The second part of glycolysis involves the conversion of glyceraldehyde-3-phosphate to make the pyruvate molecules. Here, four ATP and two molecules of NADH are produced. Since there were two ATP molecules that were utilized in the first stage, the net ATP produced per one molecule of glucose is two ATP molecules.
The final glycolysis product is converted into acetyl-CoA, which is the molecule that enters the next stage of metabolism, the tricarboxylic acid cycle (TCA). TCA cycle is an amphibolic pathway capable of oxidizing the two acetyl carbons completely leading to the formation of carbon dioxide molecule and the reduced molecules FADH2 and NADH. The amphibolic nature of the citric acid cycle enables it to do both anabolic, as well as catabolic processes. The main objective of TCA is to reduce FAD+ and NAD+ and in producing precursors for other pathways.

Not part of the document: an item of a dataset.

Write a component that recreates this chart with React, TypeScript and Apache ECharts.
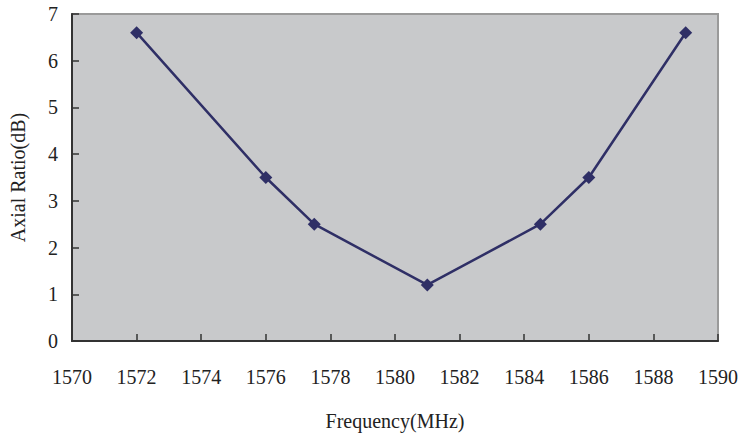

The reduced molecules FADH2 and NADH are then taken to the electron transport chain (ETC). ETC is a series of reactions of reduction and oxidation and are involved in the transfer of the electrons contained in the reduced molecules to the molecule of oxygen forming water. The released during the process of electron transfer is usually coupled to a mechanism that produces ATP molecules. From the total oxidation process of one molecule of a glucose molecule forming carbon dioxide and the oxidation of all the coenzymes, there is the production of 31 molecules of ATP.